Stated exercise: Quote the data exactly, first line to the line containing "import plotly.graph_objects as go", with no pictures.

Given information:
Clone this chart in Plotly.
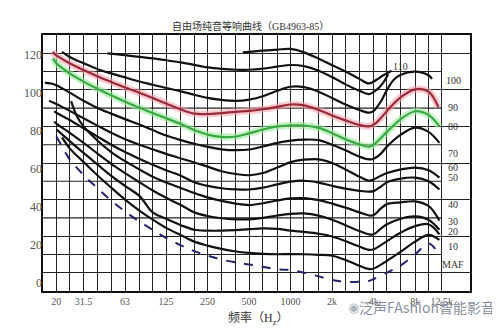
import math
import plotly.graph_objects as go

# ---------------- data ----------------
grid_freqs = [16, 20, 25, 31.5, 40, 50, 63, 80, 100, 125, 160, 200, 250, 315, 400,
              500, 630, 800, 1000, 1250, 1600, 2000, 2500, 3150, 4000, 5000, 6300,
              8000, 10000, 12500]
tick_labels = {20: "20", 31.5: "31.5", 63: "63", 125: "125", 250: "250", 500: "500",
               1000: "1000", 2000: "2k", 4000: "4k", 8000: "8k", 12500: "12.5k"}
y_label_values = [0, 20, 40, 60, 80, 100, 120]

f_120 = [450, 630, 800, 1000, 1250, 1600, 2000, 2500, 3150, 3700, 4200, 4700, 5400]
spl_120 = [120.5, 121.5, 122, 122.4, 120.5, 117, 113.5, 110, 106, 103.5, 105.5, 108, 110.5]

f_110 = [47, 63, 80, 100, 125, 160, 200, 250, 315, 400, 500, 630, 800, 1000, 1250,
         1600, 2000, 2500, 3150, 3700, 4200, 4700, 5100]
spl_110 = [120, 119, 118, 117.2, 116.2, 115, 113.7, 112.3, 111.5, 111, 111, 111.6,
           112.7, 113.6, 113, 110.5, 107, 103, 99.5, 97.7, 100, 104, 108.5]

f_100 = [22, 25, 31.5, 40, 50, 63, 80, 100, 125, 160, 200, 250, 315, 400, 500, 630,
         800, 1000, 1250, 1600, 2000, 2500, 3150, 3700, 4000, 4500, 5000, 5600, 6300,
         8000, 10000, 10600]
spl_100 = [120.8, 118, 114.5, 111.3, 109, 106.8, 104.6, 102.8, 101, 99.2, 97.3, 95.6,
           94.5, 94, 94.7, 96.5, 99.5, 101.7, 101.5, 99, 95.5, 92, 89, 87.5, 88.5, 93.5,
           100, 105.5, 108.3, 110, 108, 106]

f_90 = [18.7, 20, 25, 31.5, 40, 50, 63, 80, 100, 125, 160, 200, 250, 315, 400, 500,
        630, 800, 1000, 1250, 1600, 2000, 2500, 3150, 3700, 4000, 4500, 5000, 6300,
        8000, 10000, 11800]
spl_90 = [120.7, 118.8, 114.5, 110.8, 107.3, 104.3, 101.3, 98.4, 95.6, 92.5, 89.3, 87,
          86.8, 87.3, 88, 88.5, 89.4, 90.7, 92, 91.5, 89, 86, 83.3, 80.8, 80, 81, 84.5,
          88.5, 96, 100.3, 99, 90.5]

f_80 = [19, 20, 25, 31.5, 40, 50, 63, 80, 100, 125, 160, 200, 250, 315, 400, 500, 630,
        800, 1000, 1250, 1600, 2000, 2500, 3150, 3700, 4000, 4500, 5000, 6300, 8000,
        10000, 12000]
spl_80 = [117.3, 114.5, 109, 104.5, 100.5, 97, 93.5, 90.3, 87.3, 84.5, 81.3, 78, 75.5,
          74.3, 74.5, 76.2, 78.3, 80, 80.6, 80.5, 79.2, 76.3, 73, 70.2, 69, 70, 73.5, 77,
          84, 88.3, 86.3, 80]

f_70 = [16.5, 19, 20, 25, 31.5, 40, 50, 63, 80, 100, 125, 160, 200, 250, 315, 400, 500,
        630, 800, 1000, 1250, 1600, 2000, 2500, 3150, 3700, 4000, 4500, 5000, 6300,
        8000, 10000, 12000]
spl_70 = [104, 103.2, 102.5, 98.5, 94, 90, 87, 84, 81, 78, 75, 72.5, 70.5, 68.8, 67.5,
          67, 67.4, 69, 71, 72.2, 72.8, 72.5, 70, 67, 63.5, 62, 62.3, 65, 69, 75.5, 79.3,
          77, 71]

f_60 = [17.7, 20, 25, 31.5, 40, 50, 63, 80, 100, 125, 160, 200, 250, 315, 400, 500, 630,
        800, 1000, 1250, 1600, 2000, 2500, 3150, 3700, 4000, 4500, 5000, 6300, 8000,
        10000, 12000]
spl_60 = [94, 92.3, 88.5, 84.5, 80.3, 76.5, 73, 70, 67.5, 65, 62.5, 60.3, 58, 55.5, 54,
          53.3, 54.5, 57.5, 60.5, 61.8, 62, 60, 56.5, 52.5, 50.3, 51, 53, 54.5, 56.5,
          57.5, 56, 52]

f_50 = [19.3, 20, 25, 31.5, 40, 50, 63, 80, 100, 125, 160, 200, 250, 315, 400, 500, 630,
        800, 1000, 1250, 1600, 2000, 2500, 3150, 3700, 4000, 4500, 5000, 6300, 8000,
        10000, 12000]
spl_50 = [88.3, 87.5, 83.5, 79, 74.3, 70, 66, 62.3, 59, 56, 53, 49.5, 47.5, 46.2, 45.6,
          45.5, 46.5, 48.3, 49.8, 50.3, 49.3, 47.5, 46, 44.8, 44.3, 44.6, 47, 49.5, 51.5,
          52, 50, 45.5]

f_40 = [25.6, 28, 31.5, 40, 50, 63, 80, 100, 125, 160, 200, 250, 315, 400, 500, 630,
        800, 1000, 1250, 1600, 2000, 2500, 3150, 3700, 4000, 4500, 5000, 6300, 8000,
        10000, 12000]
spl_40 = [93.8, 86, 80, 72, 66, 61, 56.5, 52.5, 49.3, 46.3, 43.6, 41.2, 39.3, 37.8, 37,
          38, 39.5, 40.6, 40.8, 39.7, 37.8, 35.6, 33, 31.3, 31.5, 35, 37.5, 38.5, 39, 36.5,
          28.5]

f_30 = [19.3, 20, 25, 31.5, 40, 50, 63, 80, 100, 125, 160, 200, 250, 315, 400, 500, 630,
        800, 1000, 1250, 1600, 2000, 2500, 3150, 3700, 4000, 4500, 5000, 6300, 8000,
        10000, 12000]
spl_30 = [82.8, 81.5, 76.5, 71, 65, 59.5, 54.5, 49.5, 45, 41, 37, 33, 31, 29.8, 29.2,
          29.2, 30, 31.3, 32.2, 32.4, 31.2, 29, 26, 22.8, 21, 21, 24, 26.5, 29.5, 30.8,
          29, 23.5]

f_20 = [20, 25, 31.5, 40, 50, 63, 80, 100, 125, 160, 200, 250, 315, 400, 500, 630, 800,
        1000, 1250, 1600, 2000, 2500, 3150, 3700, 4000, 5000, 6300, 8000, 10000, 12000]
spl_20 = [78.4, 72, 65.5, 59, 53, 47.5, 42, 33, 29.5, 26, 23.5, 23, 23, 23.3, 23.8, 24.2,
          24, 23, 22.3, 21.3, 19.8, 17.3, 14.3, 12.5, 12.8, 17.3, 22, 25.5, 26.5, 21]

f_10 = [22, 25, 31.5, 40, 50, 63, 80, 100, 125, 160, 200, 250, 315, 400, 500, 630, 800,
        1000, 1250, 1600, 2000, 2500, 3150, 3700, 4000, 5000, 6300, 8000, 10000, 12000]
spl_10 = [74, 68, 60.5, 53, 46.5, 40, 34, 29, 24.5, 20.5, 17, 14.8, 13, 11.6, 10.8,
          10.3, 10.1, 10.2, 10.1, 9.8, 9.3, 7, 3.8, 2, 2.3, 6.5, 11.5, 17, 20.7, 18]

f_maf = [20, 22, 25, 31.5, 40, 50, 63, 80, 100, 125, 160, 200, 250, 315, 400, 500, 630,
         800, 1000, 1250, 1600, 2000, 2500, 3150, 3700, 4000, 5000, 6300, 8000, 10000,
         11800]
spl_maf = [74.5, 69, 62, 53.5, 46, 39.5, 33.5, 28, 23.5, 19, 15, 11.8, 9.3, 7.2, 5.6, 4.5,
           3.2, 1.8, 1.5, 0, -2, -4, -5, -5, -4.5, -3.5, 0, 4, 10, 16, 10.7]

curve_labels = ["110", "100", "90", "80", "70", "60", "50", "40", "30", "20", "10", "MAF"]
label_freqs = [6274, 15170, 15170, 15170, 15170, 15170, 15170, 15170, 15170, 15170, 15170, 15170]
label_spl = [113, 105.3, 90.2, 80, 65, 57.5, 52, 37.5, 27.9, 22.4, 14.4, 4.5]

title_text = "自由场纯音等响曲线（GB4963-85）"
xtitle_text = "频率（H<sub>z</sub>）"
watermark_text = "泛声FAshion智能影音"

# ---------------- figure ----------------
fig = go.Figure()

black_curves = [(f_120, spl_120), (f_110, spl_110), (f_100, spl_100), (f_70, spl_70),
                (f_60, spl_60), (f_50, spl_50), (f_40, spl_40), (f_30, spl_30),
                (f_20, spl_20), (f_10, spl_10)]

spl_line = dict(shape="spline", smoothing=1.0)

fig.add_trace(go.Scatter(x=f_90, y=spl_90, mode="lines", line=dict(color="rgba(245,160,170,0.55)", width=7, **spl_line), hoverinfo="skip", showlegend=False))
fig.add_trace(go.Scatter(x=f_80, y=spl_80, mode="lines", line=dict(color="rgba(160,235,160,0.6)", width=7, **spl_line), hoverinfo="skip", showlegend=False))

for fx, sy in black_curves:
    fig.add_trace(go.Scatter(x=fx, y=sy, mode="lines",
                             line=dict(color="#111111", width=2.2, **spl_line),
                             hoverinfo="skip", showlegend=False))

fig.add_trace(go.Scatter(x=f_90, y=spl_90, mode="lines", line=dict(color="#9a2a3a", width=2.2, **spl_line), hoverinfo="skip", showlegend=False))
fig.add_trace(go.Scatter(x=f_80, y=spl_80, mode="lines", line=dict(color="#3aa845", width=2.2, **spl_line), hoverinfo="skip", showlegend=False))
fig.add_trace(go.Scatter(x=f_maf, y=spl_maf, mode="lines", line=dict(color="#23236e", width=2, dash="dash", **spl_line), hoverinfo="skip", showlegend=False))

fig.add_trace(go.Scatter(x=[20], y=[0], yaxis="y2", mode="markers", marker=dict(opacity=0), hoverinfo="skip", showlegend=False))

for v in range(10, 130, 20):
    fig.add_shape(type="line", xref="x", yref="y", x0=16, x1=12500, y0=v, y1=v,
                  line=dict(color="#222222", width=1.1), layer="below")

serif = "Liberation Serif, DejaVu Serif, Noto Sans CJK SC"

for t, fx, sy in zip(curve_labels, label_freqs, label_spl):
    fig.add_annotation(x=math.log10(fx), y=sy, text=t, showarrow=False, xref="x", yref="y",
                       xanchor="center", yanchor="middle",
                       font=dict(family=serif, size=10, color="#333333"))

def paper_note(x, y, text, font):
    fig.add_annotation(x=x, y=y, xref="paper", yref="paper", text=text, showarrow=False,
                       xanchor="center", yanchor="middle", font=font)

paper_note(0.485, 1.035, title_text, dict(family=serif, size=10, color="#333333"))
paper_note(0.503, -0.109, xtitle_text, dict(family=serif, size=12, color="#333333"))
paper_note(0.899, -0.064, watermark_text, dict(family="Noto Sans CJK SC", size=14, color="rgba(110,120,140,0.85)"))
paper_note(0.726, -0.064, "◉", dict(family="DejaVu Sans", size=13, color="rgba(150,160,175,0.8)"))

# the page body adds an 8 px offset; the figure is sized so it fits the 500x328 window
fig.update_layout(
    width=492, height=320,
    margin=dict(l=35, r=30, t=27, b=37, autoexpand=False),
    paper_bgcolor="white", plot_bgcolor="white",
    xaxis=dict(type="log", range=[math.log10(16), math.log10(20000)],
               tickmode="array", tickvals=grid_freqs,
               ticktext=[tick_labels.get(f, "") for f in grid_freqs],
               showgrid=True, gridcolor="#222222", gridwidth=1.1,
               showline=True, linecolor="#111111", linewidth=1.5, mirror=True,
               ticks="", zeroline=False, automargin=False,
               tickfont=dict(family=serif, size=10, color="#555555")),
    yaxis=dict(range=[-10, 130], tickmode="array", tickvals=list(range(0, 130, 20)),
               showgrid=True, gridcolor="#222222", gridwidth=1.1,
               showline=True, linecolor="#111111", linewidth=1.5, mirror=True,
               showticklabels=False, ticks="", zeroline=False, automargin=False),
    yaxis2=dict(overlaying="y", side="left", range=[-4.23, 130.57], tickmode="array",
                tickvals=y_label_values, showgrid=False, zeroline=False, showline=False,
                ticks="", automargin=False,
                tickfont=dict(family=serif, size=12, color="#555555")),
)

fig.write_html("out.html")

Answer to this exercise:
Clone this chart in Plotly.
import math
import plotly.graph_objects as go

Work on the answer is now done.